Accuracy was good, power was good, and I could see where a good deal of 45 Colt ammo would be going through the Ruger for recreational target shooting and medium size game hunting… hogs and deer. Yes, I realize there are very heavy loads for the 45 Colt that could handle bigger game, but at that level of hunting I’d rather go with the 454 Casull.

Shooting personality… Both powerful, but they are not the same

With this level of firepower, there is always the temptation to dramatize the big gun, big bore, big power aspects, but I think I should speak to the adults first. These are not guns for a novice to take to the range every day to pop off a few hundred rounds of ammo for recreational target practice. For one, it would not be an inexpensive outing as 454 Casull and 480 Ruger ammo run $30 to $50 per box of 20 rounds. With component bullet prices in the 25 cent to 50 cent per round range, handloaders definitely have an advantage.

Recoil for both is… meaningful, however, I found the 480 Ruger significantly easier to shoot than the 454 Casull version. My guess is that there is a certain intensity that comes with 65,000 PSI chamber pressure cartridges that puts an edge on recoil and certainly on report. I shot both with double ear protection. For the hunter, trapper, camper, fisherman who sights in, practices a bit and fires mostly at game or in self defense, either round is manageable and either has enough power to drop anything found within the Americas.

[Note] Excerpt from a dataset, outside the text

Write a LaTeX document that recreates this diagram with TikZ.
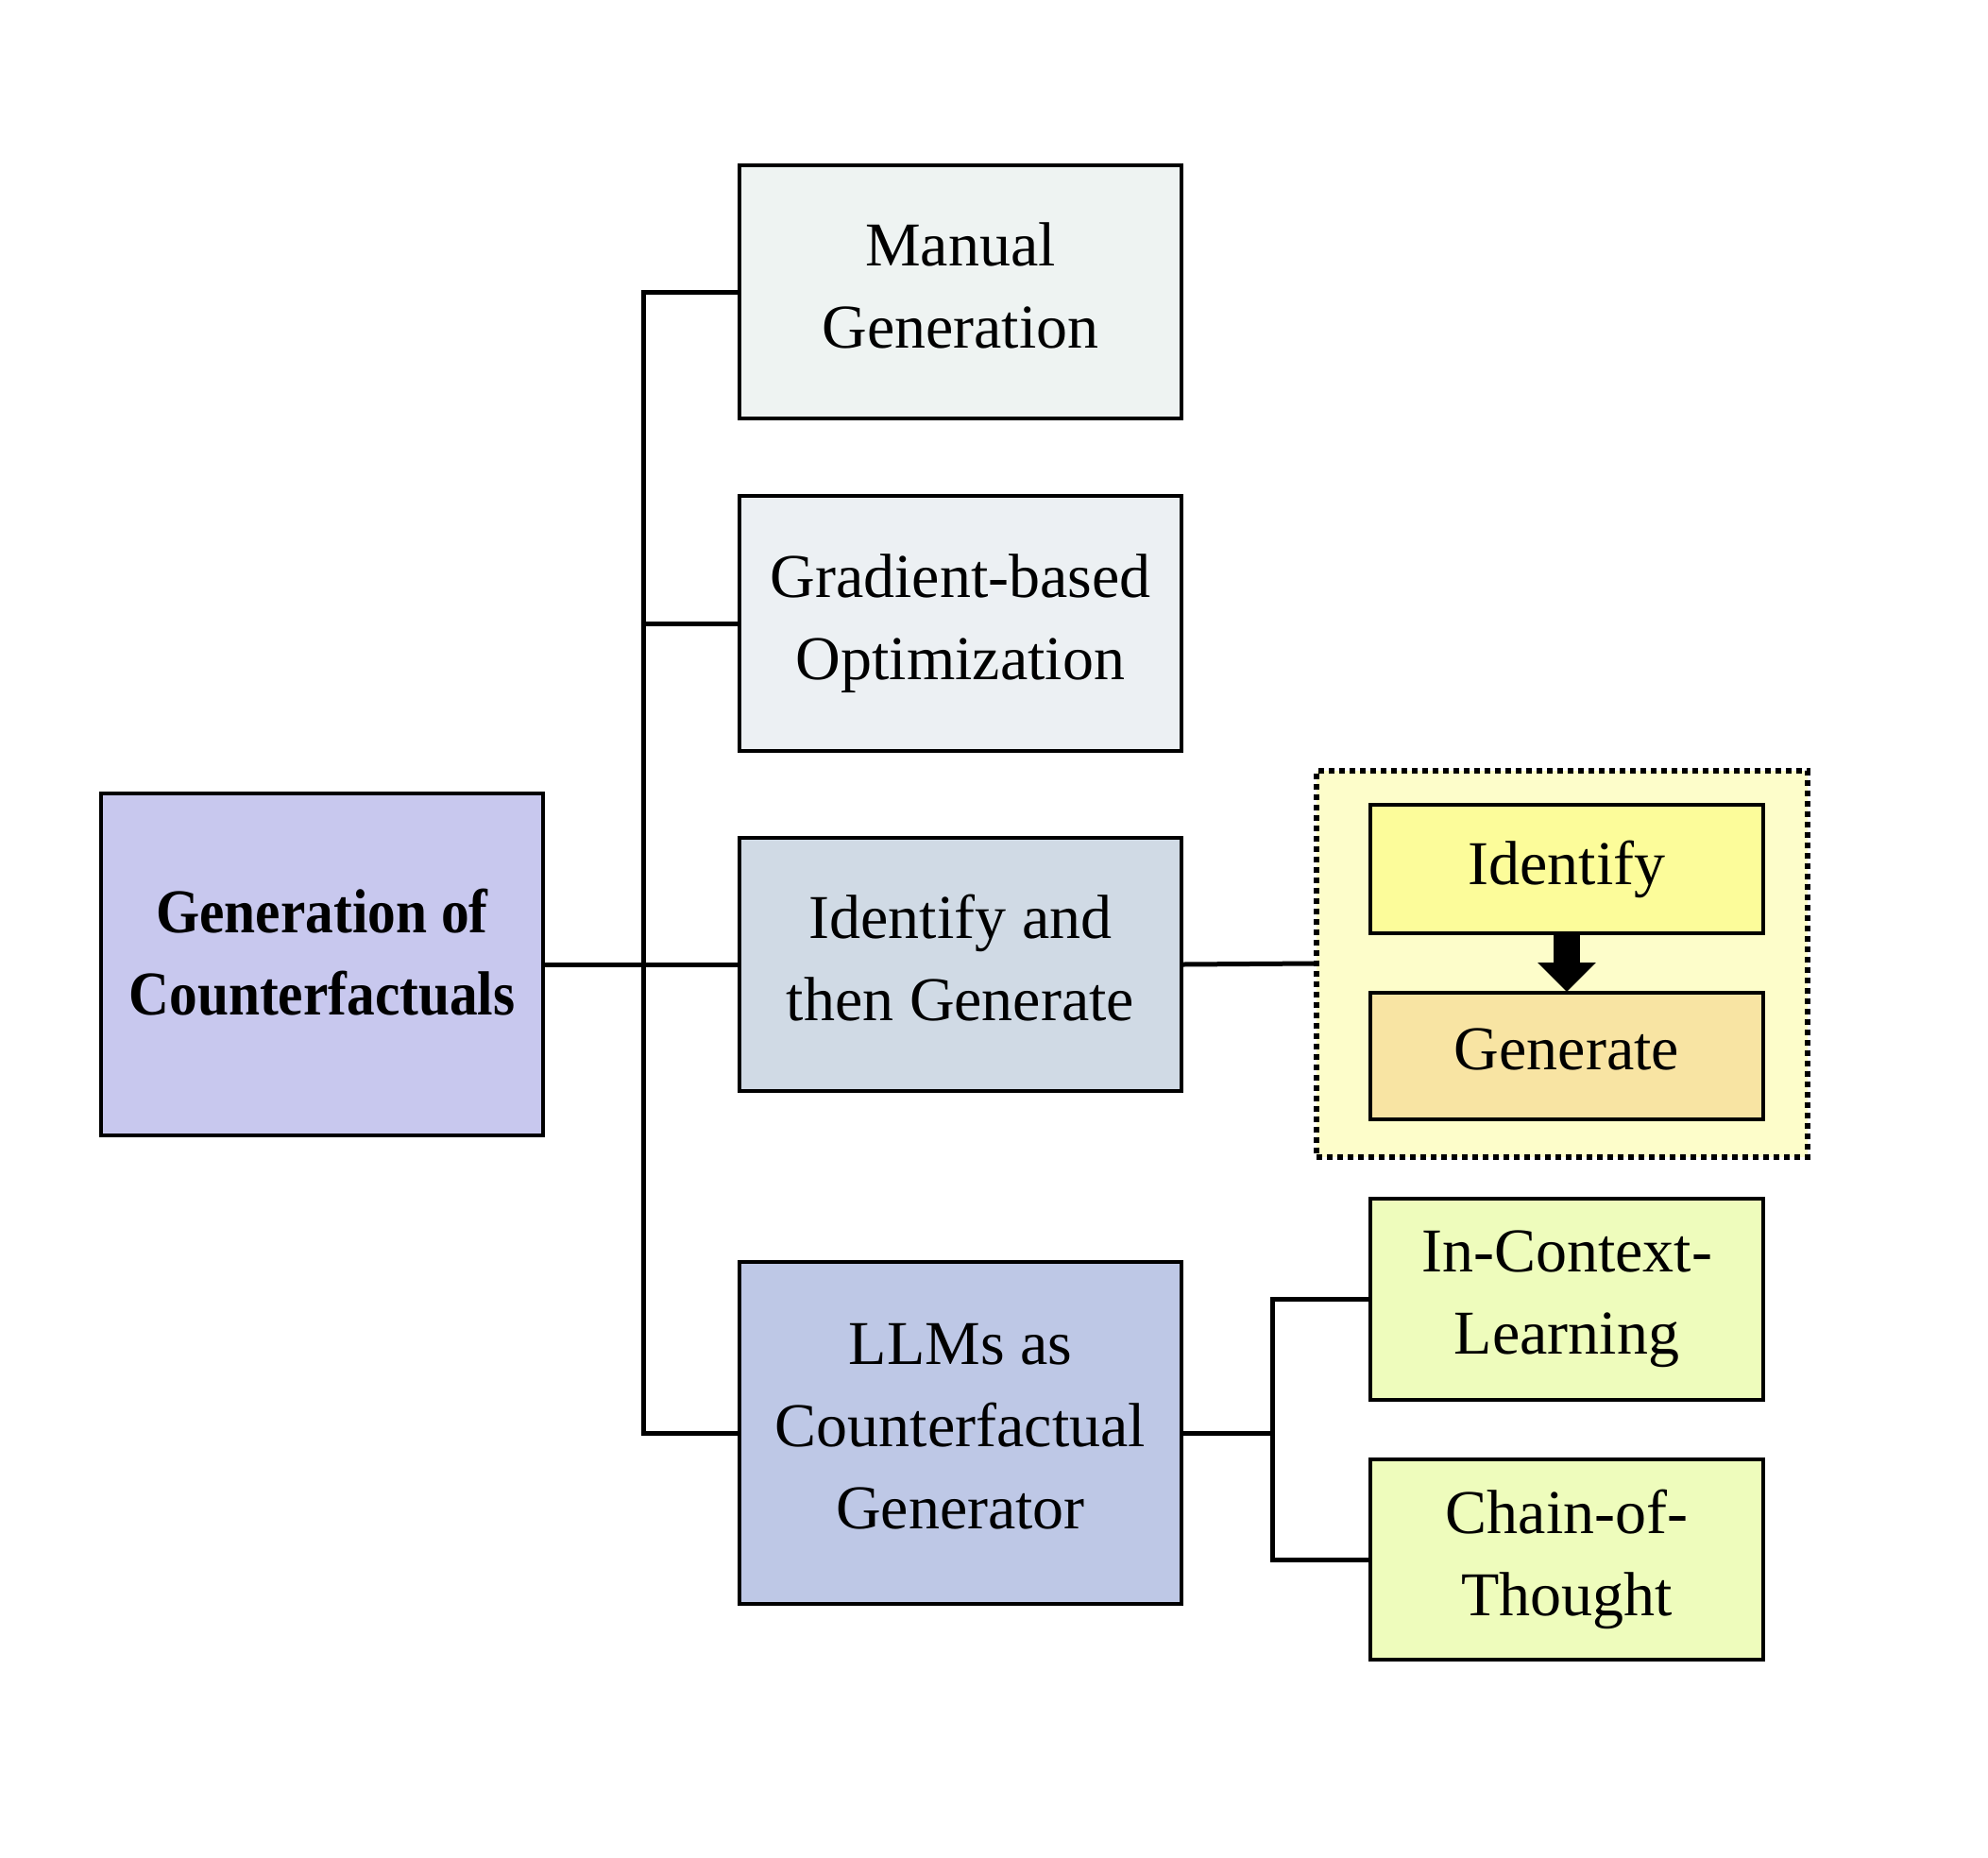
\documentclass[tikz,border=0pt]{standalone}
\usepackage{fontspec}
\setmainfont{Liberation Serif}
\usetikzlibrary{arrows.meta}
\definecolor{crootc}{HTML}{C8C8EE}
\definecolor{cmanual}{HTML}{EEF3F2}
\definecolor{cgrad}{HTML}{ECF0F3}
\definecolor{cidthen}{HTML}{D0DAE5}
\definecolor{cllm}{HTML}{BEC8E6}
\definecolor{ccont}{HTML}{FDFDCA}
\definecolor{cident}{HTML}{FCFC9A}
\definecolor{cgen}{HTML}{F8E4A3}
\definecolor{cleaf}{HTML}{EEFCBC}
\tikzset{
  box/.style={draw=black, line width=4pt, rectangle, align=center, inner sep=0pt,
    font=\fontsize{66}{87}\selectfont,
    execute at end node={\rule[-14pt]{0pt}{14pt}}},
  conn/.style={draw=black, line width=5pt},
}
\begin{document}
\begin{tikzpicture}[x=1pt,y=-1pt]
\useasboundingbox (0,0) rectangle (2105,1967);
\fill[white] (0,0) rectangle (2105,1967);
\node[box, fill=crootc, minimum width=468pt, minimum height=362pt,
  font=\fontsize{66}{87}\selectfont\addfontfeatures{FakeStretch=0.9}\bfseries,
  execute at end node={\rule[-26pt]{0pt}{26pt}}] (root) at (341,1021) {Generation of\\Counterfactuals};
\node[box, fill=cmanual, minimum width=468pt, minimum height=268pt] (manual) at (1017,309) {Manual\\Generation};
\node[box, fill=cgrad, minimum width=468pt, minimum height=270pt] (grad) at (1017,660) {Gradient-based\\Optimization};
\node[box, fill=cidthen, minimum width=468pt, minimum height=268pt] (idthen) at (1017,1021) {Identify and\\then Generate};
\node[box, fill=cllm, minimum width=468pt, minimum height=362pt] (llm) at (1017,1517) {LLMs as\\Counterfactual\\Generator};
\node[draw=black, line width=6pt, dash pattern=on 6pt off 5pt, fill=ccont, minimum width=520pt, minimum height=409pt, inner sep=0pt] (cont) at (1654,1020) {};
\node[box, fill=cident, minimum width=416pt, minimum height=136pt] (ident) at (1659,920) {Identify};
\node[box, fill=cgen, minimum width=416pt, minimum height=134pt] (gen) at (1659,1118) {Generate};
\node[box, fill=cleaf, minimum width=416pt, minimum height=213pt] (icl) at (1659,1375) {In-Context-\\Learning};
\node[box, fill=cleaf, minimum width=416pt, minimum height=212pt] (cot) at (1659,1651) {Chain-of-\\Thought};
\coordinate (trunkx) at (681,0);
\coordinate (forkx) at (1347,0);
\draw[conn] (manual.west) -- (manual.west -| trunkx) |- (llm.west);
\draw[conn] (grad.west) -- (grad.west -| trunkx);
\draw[conn] (root.east) -- (idthen.west);
\draw[conn] (idthen.east) -- (cont.west);
\draw[conn] (llm.east) -- (llm.east -| forkx);
\draw[conn] (icl.west) -- (icl.west -| forkx) |- (cot.west);
\draw[line width=28pt, -{Triangle[width=60pt,length=31pt]}] ([yshift=2pt]ident.south) -- ([yshift=-1pt]gen.north);
\end{tikzpicture}
\end{document}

The Ruger is quite compact in comparison to other firearms chambered for similar cartridges. At 3 pounds it is about 50% lighter than an X Frame S&W and easy to carry in a belt holster. Both the 454 Casull and 480 Ruger generate a decent amount of muzzle blast, but I spent a good deal of time shooting both guns without any physical discomfort. I think the 480 Ruger runs a bit cleaner with lower pressure pushing less residue from the frame at the cylinder gap.

The new Bisley Super Blackhawk in 454 Casull or 480 Ruger are available exclusively through Ruger’s wholesale distributor Lipsey’s and can be ordered through your favorite dealer.